There are plenty of fact-checkers around, and I don’t really consider it part of my job here to think about where candidates messed up, especially since a lot of their factually incorrect statements are just playing to their audience, and you sort of have to expect a lot of that. But Anderson Cooper, the CNN moderator, has no excuse: his claim that 47% of American pay no taxes was inexcusable. Just terrible. The correct stat is that 47% of US households don’t pay federal income taxes, which is very different. It’s bad when politicians get basic factual stuff wrong; it’s terrible when CNN does. To me at least, the debate had a clear loser, and it was Anderson Cooper and CNN for that question.

The Baltimore Sun‘s David Zurawik:

Despite Newton, Burnett and a format that definitely did encourage conflict, I think CNN still gets  a passing grade in one respect. I now know more about the frontrunners (Romney, Perry and Herman Cain) than I did when I tuned in for an evening of debate watching — only to see King trying to act like Wayne Newton had something worthwhile to say about presidential politics.

Variety‘s Brian Lowry:

The problem isn’t that CNN doesn’t have talent.

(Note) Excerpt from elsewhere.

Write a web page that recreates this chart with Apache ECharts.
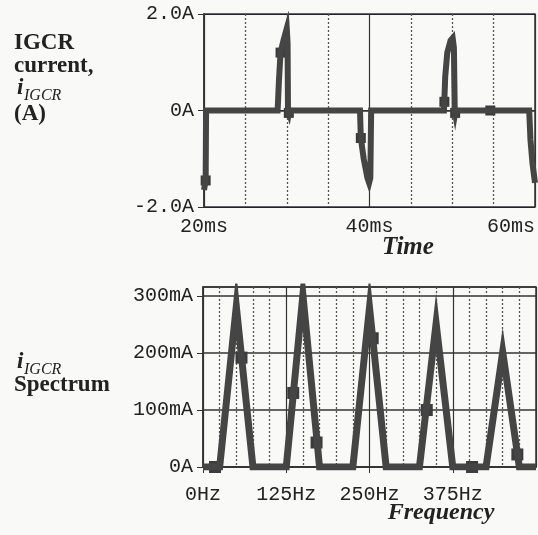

The issue is the network exhibits no ability to differentiate who should be showcased in such situations and who belongs on the sidelines.

The post-debate set was a classic example of this: A half-dozen analysts and anchors sitting in chairs next to Anderson Cooper, and a few more via satellite. All told, it looked like the worst episode of “The Dating Game” ever.

When Romney tried to explain, Perry kept interrupting him. Romney was too civilized to do what he wanted to do – – slap Perry across both cheeks with his glove – – so Romney appealed for an intervention from the ref, CNN moderator Anderson Cooper.

“Anderson!” Romney pleaded. But Cooper is no fool. He knows good TV when he sees it. So he kept silent.